I put the game into test mode. The shooter lane switch was working fine. I tried activating the plunger coil in solenoid test. No response. I checked the wiring to the plunger coil. All good. Time to check the backbox. I looked at the fuses and saw that F102 had blown. I replaced it, but to no effect. I tried grounding the transistor that drives the plunger coil (Q52) but the plunger still did not fire. Then I checked for power at the lugs of the plunger coil - it was getting power - but only 15 volts. There should be at least 50 volts at the coils. Weird.
I left the machine in solenoid test with the plunger coil active. I followed the wires from the coil, across an inline connector, to the high current driver assembly (part no. C-13509) that houses the transistor which drives the plunger coil. I wiggled one of the connectors on this board and the plunger started firing (as it was still in test mode). So, the issue was on this board somewhere. I took the board off and sure enough, there was a huge cold solder joint on one row of header pins.

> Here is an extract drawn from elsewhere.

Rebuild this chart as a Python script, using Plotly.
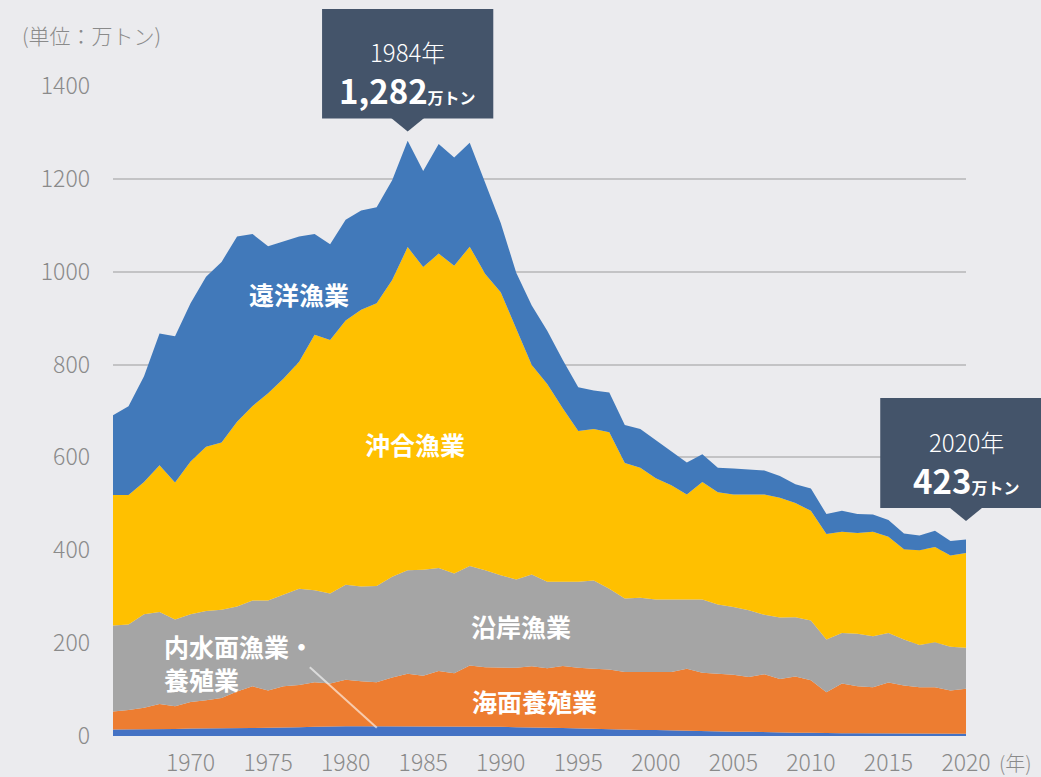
import plotly.graph_objects as go

years = list(range(1965, 2021))

inland = [14, 14, 14, 15, 15, 16, 16, 16, 17, 17,
          18, 18, 19, 20, 21, 21, 21, 21, 21, 20,
          20, 20, 20, 20, 20, 20, 19, 19, 18, 17,
          16, 16, 15, 14, 13, 13, 12, 11, 11, 10,
          9, 9, 8, 7, 7, 7, 6, 6, 6, 6,
          6, 6, 6, 6, 5, 5]

marine_aqua = [39, 42, 47, 54, 49, 57, 61, 66, 79, 90,
               80, 89, 91, 96, 92, 100, 97, 95, 105, 114,
               110, 120, 115, 132, 128, 127, 128, 131, 128, 134,
               131, 129, 128, 124, 125, 125, 126, 134, 125, 124,
               123, 118, 125, 116, 121, 113, 88, 107, 101, 99,
               109, 103, 99, 99, 93, 97]

coastal = [185, 184, 201, 198, 187, 189, 192, 190, 183, 185,
           194, 198, 207, 198, 194, 205, 204, 207, 217, 223,
           228, 222, 215, 214, 209, 199, 190, 198, 186, 181,
           185, 190, 174, 158, 160, 156, 156, 149, 158, 149,
           146, 144, 128, 132, 128, 129, 114, 109, 113, 110,
           107, 99, 91, 97, 94, 88]

offshore = [281, 279, 285, 316, 295, 329, 354, 360, 398, 419,
            446, 465, 489, 550, 546, 569, 596, 609, 639, 696,
            652, 677, 663, 688, 638, 610, 540, 451, 426, 374,
            325, 326, 337, 292, 280, 261, 246, 226, 253, 242,
            242, 249, 259, 258, 246, 236, 227, 218, 217, 225,
            207, 194, 204, 205, 197, 204]

distant = [172, 191, 228, 284, 315, 341, 366, 389, 399, 370,
           317, 296, 270, 217, 206, 217, 214, 207, 215, 229,
           207, 236, 233, 224, 196, 149, 121, 128, 115, 104,
           94, 83, 86, 82, 83, 82, 74, 69, 60, 53,
           56, 54, 52, 47, 40, 48, 43, 45, 41, 37,
           36, 34, 32, 35, 31, 29]

series_names = ["内水面漁業・養殖業", "海面養殖業", "沿岸漁業", "沖合漁業", "遠洋漁業"]
series_vals = [inland, marine_aqua, coastal, offshore, distant]
series_colors = ["#4472c4", "#ed7d31", "#a5a5a5", "#ffc000", "#4179ba"]

x_ticks = [1970, 1975, 1980, 1985, 1990, 1995, 2000, 2005, 2010, 2015, 2020]
y_ticks = [0, 200, 400, 600, 800, 1000, 1200, 1400]

X0, X1 = 1965, 2020
Y0, Y1 = 0, 1400

def px(year):
    return (year - X0) / (X1 - X0)

def py(val):
    return (val - Y0) / (Y1 - Y0)

FONT = "Noto Sans CJK JP"
GRAY = "#8a8a8a"
BOX = "#44546a"
BG = "#ebebee"

fig = go.Figure()
for name, vals, col in zip(series_names, series_vals, series_colors):
    fig.add_trace(go.Scatter(
        x=years, y=vals, name=name, stackgroup="one",
        mode="lines", line=dict(width=0, color=col),
        fillcolor=col, hoverinfo="skip", showlegend=False))

fig.update_layout(
    width=1041, height=777,
    margin=dict(l=113, r=75, t=86, b=41),
    paper_bgcolor=BG, plot_bgcolor=BG,
    font=dict(family=FONT, color=GRAY),
    xaxis=dict(range=[X0, X1], tickvals=x_ticks, ticktext=[str(v) for v in x_ticks],
               showgrid=False, zeroline=False, showline=False, ticks="",
               tickfont=dict(size=23, color=GRAY, family=FONT, weight=300),
               ticklabelstandoff=11, fixedrange=True, automargin=False),
    yaxis=dict(range=[Y0, Y1], tickvals=y_ticks, ticktext=[str(v) for v in y_ticks],
               showgrid=True, gridcolor="#c3c3c5", gridwidth=2,
               zeroline=False, showline=False, ticks="",
               tickfont=dict(size=23, color=GRAY, family=FONT, weight=300),
               ticklabelstandoff=22, fixedrange=True, automargin=False),
)

shapes = []
annotations = []

# unit label and year suffix
annotations.append(dict(xref="paper", yref="paper", x=(20 - 113) / 853, y=(735.5 - 35) / 649.2,
                        xanchor="left", yanchor="middle", showarrow=False,
                        text="(単位：万トン)", font=dict(size=21, color=GRAY, family=FONT, weight=300)))
annotations.append(dict(xref="paper", yref="paper", x=(997 - 113) / 853, y=-26 / 649.2,
                        xanchor="left", yanchor="middle", showarrow=False,
                        text="(年)", font=dict(size=20, color=GRAY, family=FONT, weight=300)))

yrs_per_px = 55 / 852.5

def callout(cx, top_val, bot_val, tip_val, left_yr, right_yr, line1, big, line1_val, line2_val):
    shapes.append(dict(type="rect", xref="paper", yref="paper",
                       x0=px(left_yr), x1=px(right_yr), y0=py(bot_val), y1=py(top_val),
                       fillcolor=BOX, line=dict(width=0), layer="above"))
    hw = 16.5 * yrs_per_px
    path = "M {a},{b} L {c},{d} L {e},{f} Z".format(
        a=px(cx - hw), b=py(bot_val + 1), c=px(cx + hw), d=py(bot_val + 1), e=px(cx), f=py(tip_val))
    shapes.append(dict(type="path", xref="paper", yref="paper", path=path,
                       fillcolor=BOX, line=dict(width=0), layer="above"))
    annotations.append(dict(xref="paper", yref="paper", x=px(cx), y=py(line1_val),
                            xanchor="center", yanchor="middle", showarrow=False,
                            text=line1, font=dict(size=24, color="white", family=FONT, weight=300)))
    annotations.append(dict(xref="paper", yref="paper", x=px(cx), y=py(line2_val),
                            xanchor="center", yanchor="middle", showarrow=False,
                            text="<b>" + big + "</b><span style='font-size:16px'><b>万トン</b></span>",
                            font=dict(size=33, color="white", family=FONT)))

callout(1984, 1566, 1330, 1302, 1978.48, 1989.52, "1984年", "1,282", 1475, 1392)
callout(2020, 728, 491, 463, 2014.47, 2027.0, "2020年", "423", 634, 552)

# series labels
def label(text, yr, val, anchor="center"):
    annotations.append(dict(xref="paper", yref="paper", x=px(yr), y=py(val),
                            xanchor=anchor, yanchor="middle", showarrow=False, align="left",
                            text="<b>" + text + "</b>",
                            font=dict(size=25, color="white", family=FONT)))

label("遠洋漁業", 1965 + (299 - 113.3) / 15.5, (735.5 - 294) / 0.4636)
label("沖合漁業", 1965 + (415 - 113.3) / 15.5, (735.5 - 444) / 0.4636)
label("沿岸漁業", 1965 + (521 - 113.3) / 15.5, (735.5 - 626) / 0.4636)
label("海面養殖業", 1965 + (535 - 113.3) / 15.5, (735.5 - 701) / 0.4636)
label("内水面漁業・<br>養殖業", 1965 + (162 - 113.3) / 15.5, (735.5 - 662) / 0.4636, anchor="left")

# leader line to inland layer
shapes.append(dict(type="line", xref="paper", yref="paper",
                   x0=px(1977.69), y0=py(148), x1=px(1982.01), y1=py(18),
                   line=dict(color="rgba(255,255,255,0.6)", width=2)))

fig.update_layout(shapes=shapes, annotations=annotations)
fig.write_html("out.html", config={"displayModeBar": False},
               post_script="document.body.style.margin='0';document.body.style.padding='0';"
                           "document.body.style.background='#ebebee';"
                           "document.documentElement.style.overflow='hidden';")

Reflowing the solder fixed the issue for good.
I ran through other solenoid tests to see if anything else was going wrong. I found that the ramp lifter assembly had stopped working and that the ramp was stuck in the down position. I popped the playfield up and looked at the lifter assembly. The coil plunger was stuck and wasn't moving up or down. I took the assembly apart and couldn't see anything wrong. After putting it back together, it moved freely again. Easy fix. The machine was ready for another full day of flipping.
On Sunday afternoon, another problem reared its head - the ramp lifting mechanism again! This time, it was stuck in the up position. Taking the assembly out from under the playfield revealed the problem pretty quickly. The armature sub-assembly that holds the ramp in place (part no. A-8936) had lost a screw and come loose from the main assembly. The second screw that secures it to the assembly was also very loose. I have had to retighten these screws a couple of times in the past as they tend to loosen with the constant raising and lowering of the ramp. This time I fixed it permanently with some longer 6x32 screws and nuts to hold them in tight. This did the trick and the ramp moved up and down nicely again. The Getaway played without issue for the rest of the day.
When I bring machines to shows like this, I like to record gameplay and audit data to see how many times the game has been played and how many times each feature has been activated. There were some interesting audit results...
Wow! Over 300 games, 16 hours of straight gameplay and over 20,000 right flips! No wonder there were a couple of small issues to deal with. Overall, the Getaway played well most of the weekend and I was happy with how it held up. Several people commented on how good it looked, and some of them thought that the playfield had been recently clearcoated as it was so fast and shiny. Not many of them knew that it had a playfield protector until I pointed it out. While it didn't win the best in show award, a few people did approach me and tell me that it was the best machine they played that weekend. I love my machines, but I love it when other people enjoy playing them, too. So it was awesome to see that people were enjoying all of the hard work Fiona and I had put into it. Still, it's not every day that one of the country's top players tells you that your machine is one of the best he's ever played, so I'm happy with that!
Next year, we will definitely be bringing another machine along. Getaway will have a rest, so I will have to think about which of our other games can meet the Pinfest challenge!